Yesterday, coming home from work, I stopped at a business on Lincoln Highway for dinner. My car was fine. When I returned home, about 1.5 miles later, my left front tire was nearly flat.
It was about 5:30 p.m. and I had a meeting to get to for 6:00 p.m. So, I swapped the tire for the never-used donut wheel in the trunk of my car. As luck would have it, or the fact that I never checked on that spare since I bought the car, the donut tire was flat as well.
Not really flat — it had and held 20 lbs. of air pressure, but the tire calls for 60 lbs.
So I went looking for an air pump. The gas station north of the tracks doesn’t have one. For some reason I thought there was air at the car wash on North Street, but those devices that look like air pumps are actually air fresheners of some sort.
Left on North Street, north on Orchard Drive, and right on Lincoln Highway, the station at the corner of Rt. 30 and Western does have an air compressor which any of us can use for a mere 50-cents a pop.
I remember when the air was free.
I thought I was finished when I saw that the business had coated the asphalt where the compressor was making the air inaccessible.
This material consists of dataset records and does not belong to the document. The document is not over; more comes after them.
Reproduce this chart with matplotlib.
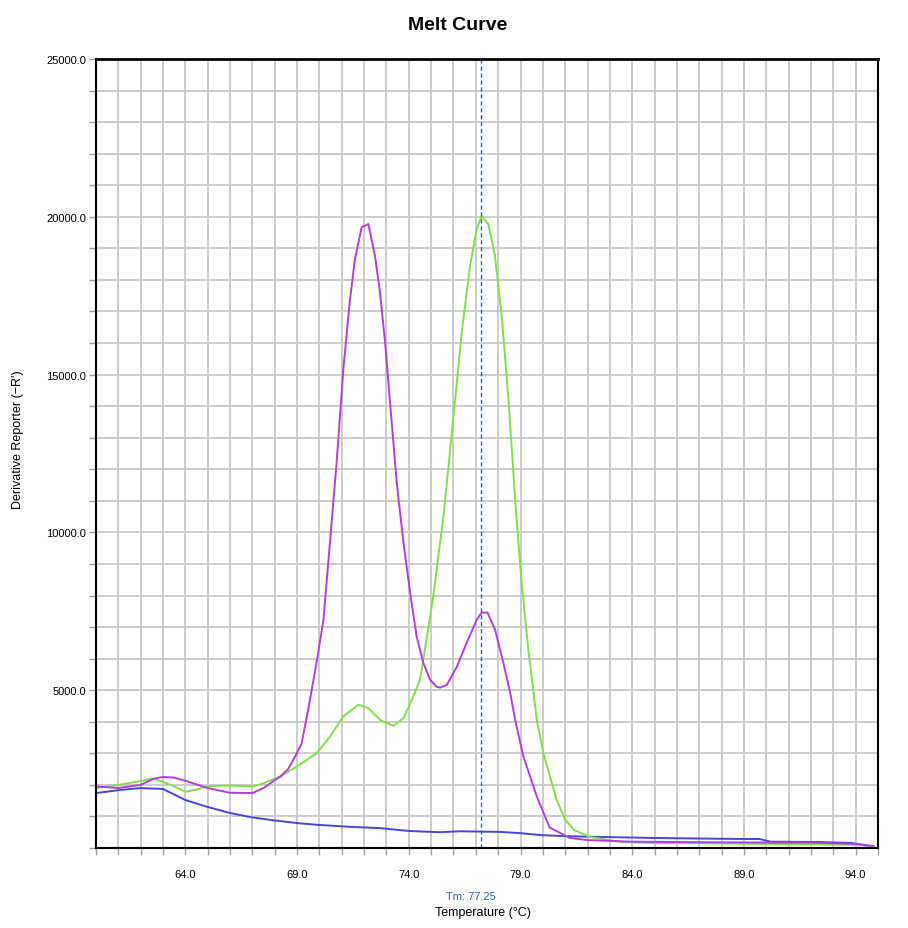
import matplotlib.pyplot as plt
import numpy as np

# melt curve readings (temperature in degC, derivative reporter)
temp_purple = [60.0, 61.0, 62.0, 62.6, 63.0, 63.5, 64.0, 65.0, 66.0, 67.0, 67.5, 68.0, 68.24,
               68.6, 68.91, 69.2, 69.5, 69.88, 70.18, 70.47, 70.77, 71.07, 71.37, 71.59,
               71.89, 72.19, 72.49, 72.71, 72.94, 73.16, 73.46, 73.76, 74.06, 74.35, 74.65, 74.95,
               75.25, 75.4, 75.7, 76.15, 76.59, 77.04, 77.26, 77.52, 77.86, 78.23, 78.53, 78.76,
               79.13, 79.73, 80.3, 81.2, 82.0, 84.0, 88.0, 92.0, 94.0, 94.8]
val_purple = [1950, 1900, 2000, 2200, 2250, 2230, 2130, 1900, 1750, 1740, 1900, 2150, 2260,
              2500, 2900, 3300, 4400, 5900, 7230, 9680, 12220, 15170, 17390, 18660,
              19670, 19770, 18750, 17610, 16020, 14120, 11580, 9680, 8090, 6700, 5870, 5330,
              5110, 5080, 5170, 5740, 6500, 7230, 7460, 7460, 6920, 5870, 4950, 4060,
              2900, 1630, 650, 320, 250, 200, 180, 170, 130, 60]

temp_green = [60.0, 61.0, 62.0, 62.5, 63.0, 63.5, 64.0, 64.5, 65.0, 66.0, 67.0, 67.5, 68.0,
              68.24, 68.98, 69.88, 70.47, 71.07, 71.74, 72.19, 72.71, 73.31, 73.76, 74.2, 74.5,
              74.65, 75.1, 75.55, 76.0, 76.37, 76.74, 77.04, 77.26, 77.56, 77.86, 78.16, 78.46,
              78.76, 79.05, 79.35, 79.73, 80.02, 80.62, 81.0, 81.4, 82.1, 83.5, 84.8,
              90.0, 94.0, 94.8]
val_green = [1900, 2000, 2120, 2200, 2100, 1950, 1780, 1850, 1960, 1980, 1950, 2050, 2200,
             2260, 2580, 3000, 3530, 4170, 4540, 4430, 4060, 3870, 4110, 4800, 5330,
             5970, 8000, 10500, 13680, 16340, 18440, 19610, 20020, 19770, 18750, 16850, 14220,
             11040, 8410, 6280, 4060, 3010, 1520, 890, 570, 350, 190, 160,
             130, 100, 60]

temp_blue = [60.0, 61.1, 62.0, 63.0, 64.0, 65.0, 66.0, 66.9, 67.8, 69.0, 70.0, 71.4, 72.7,
             74.0, 75.4, 76.3, 77.2, 78.1, 79.0, 79.9, 80.8, 82.6, 84.8, 87.0, 89.0, 89.7,
             90.2, 92.4, 93.8, 94.6]
val_blue = [1740, 1840, 1900, 1870, 1520, 1300, 1110, 980, 890, 790, 730, 670, 630,
            540, 500, 530, 520, 510, 470, 410, 380, 350, 320, 300, 285, 285,
            200, 190, 160, 60]

tm = 77.25
x_labels = [64.0, 69.0, 74.0, 79.0, 84.0, 89.0, 94.0]
y_labels = [5000.0, 10000.0, 15000.0, 20000.0, 25000.0]

narrow = ['Liberation Sans Narrow', 'Liberation Sans', 'DejaVu Sans']
plain = ['Liberation Sans', 'DejaVu Sans']

fig = plt.figure(figsize=(9.08, 9.29), dpi=100)
ax = fig.add_axes([96 / 908, 80 / 929, 782 / 908, 789 / 929])

ax.plot(temp_blue, val_blue, color='#4646d8', lw=1.4)
ax.plot(temp_green, val_green, color='#7fe048', lw=1.4)
ax.plot(temp_purple, val_purple, color='#b03ee0', lw=1.4)
ax.axvline(tm, color='#2a66b8', ls=(0, (3, 2)), lw=1.0)

ax.set_xlim(60.0, 95.0)
ax.set_ylim(0, 25000)
ax.set_xticks(np.arange(60, 96, 1.0), minor=True)
ax.set_xticks(x_labels)
ax.set_xticklabels(['%.1f' % v for v in x_labels], fontsize=8, family=narrow)
ax.set_yticks(np.arange(0, 25001, 1000), minor=True)
ax.set_yticks(y_labels)
ax.set_yticklabels(['%.1f' % v for v in y_labels], fontsize=8, family=narrow)
ax.grid(True, which='both', color='#c8c8c8', lw=1.3)
ax.set_axisbelow(True)
ax.tick_params(which='both', direction='out', length=5, color='#a0a0a0', width=1)
ax.tick_params(axis='x', pad=10)
ax.tick_params(axis='y', pad=2)

for side in ['left', 'bottom', 'right']:
    ax.spines[side].set_linewidth(1.5)
ax.spines['top'].set_linewidth(2)

fig.text(458 / 908, 1 - 25 / 929, 'Melt Curve', ha='center', va='center',
         fontsize=14, fontweight='bold', family=narrow)
fig.text(18 / 908, 1 - 440 / 929, "Derivative Reporter (\u2212R')", rotation=90,
         ha='center', va='center', fontsize=9, family=plain)
fig.text(471 / 908, 1 - 897 / 929, 'Tm: 77.25', ha='center', va='center',
         fontsize=8, color='#2a66b8', family=narrow)
fig.text(483 / 908, 1 - 913 / 929, 'Temperature (\u00b0C)', ha='center', va='center',
         fontsize=9, family=plain)

fig.savefig('out.png', dpi=100)
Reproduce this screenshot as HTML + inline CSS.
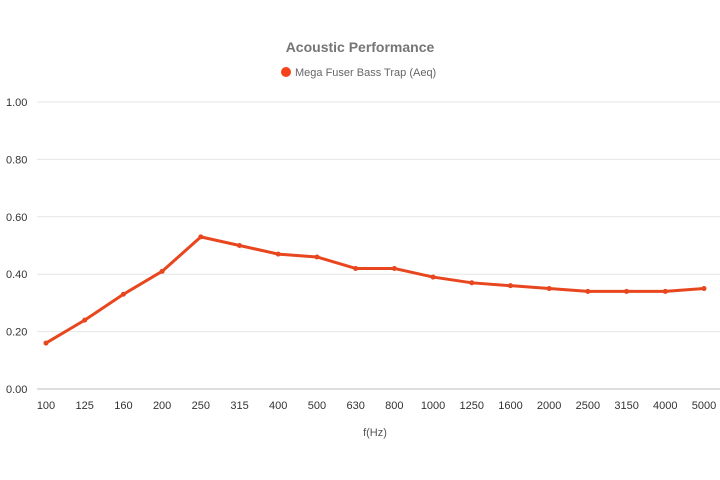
<!DOCTYPE html>
<html><head><meta charset="utf-8"><style>
html,body{margin:0;padding:0;background:#fff;}
svg{display:block;font-family:"Liberation Sans",Arial,sans-serif;}
</style></head><body>
<svg id="chart" width="720" height="480">
<text x="360" y="52" text-anchor="middle" font-size="14" font-weight="bold" fill="#757575">Acoustic Performance</text>
<g>
<circle cx="286" cy="72" r="5" fill="#f4421a"></circle>
<text x="295" y="76" font-size="11" fill="#666">Mega Fuser Bass Trap (Aeq)</text>
</g>
<g id="grid"></g><g id="xaxis"></g><g id="series"></g>
<text x="375" y="436" text-anchor="middle" font-size="11" fill="#555">f(Hz)</text>
</svg>
<script>
const categories=["100","125","160","200","250","315","400","500","630","800","1000","1250","1600","2000","2500","3150","4000","5000"];
const values=[0.16,0.24,0.33,0.41,0.53,0.50,0.47,0.46,0.42,0.42,0.39,0.37,0.36,0.35,0.34,0.34,0.34,0.35];
const yTicks=[0,0.2,0.4,0.6,0.8,1.0];
const NS="http://www.w3.org/2000/svg";
const y0=389,y1=102,xL=46,xR=704;
const yS=v=>y0-(v-0)*(y0-y1)/1.0;
const xS=i=>xL+i*(xR-xL)/(categories.length-1);
function mk(tag,attrs,parent){const e=document.createElementNS(NS,tag);for(const k in attrs)e.setAttribute(k,attrs[k]);parent.appendChild(e);return e;}
const grid=document.getElementById('grid');
yTicks.forEach(t=>{
  const l=mk('line',{x1:37,x2:720,y1:yS(t),y2:yS(t),stroke:t===0?'#bdbdbd':'#e6e6e6','stroke-width':1},grid);
  
  
  const tx=mk('text',{x:6,y:yS(t)+4,'font-size':11,fill:'#333'},grid);
  tx.textContent=t.toFixed(2);
  
  
});
const xa=document.getElementById('xaxis');
categories.forEach((c,i)=>{
  const tx=mk('text',{x:xS(i),y:409,'font-size':11,fill:'#333','text-anchor':'middle'},xa);
  tx.textContent=c;
  
  
});
const s=document.getElementById('series');
const pl=mk('polyline',{points:values.map((v,i)=>xS(i)+','+yS(v)).join(' '),fill:'none',stroke:'#e8461e','stroke-width':3,'stroke-linejoin':'round'},s);


values.forEach((v,i)=>{
  const c=mk('circle',{cx:xS(i),cy:yS(v),r:2.5,fill:'#e8461e'},s);
  
  
});
</script>
</body></html>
Luckily, the hose was long enough to reach my car down the sidewalk as I parked next to the building.
By this time, it was close to 6:30 p.m., and drove to my meeting, slowly, on my donut.
My car is hardly the first victim of the obstacle course on Western Avenue. My son lost two tires on two separate occasions so far, one irreperable because of a chunk of metal that ripped into it as he traveled our north-south disaster zone. I’ll take mine to see if it can be repaired later this afternoon.
I’m really looking forward to workers putting the final layer of asphalt on Western Avenue.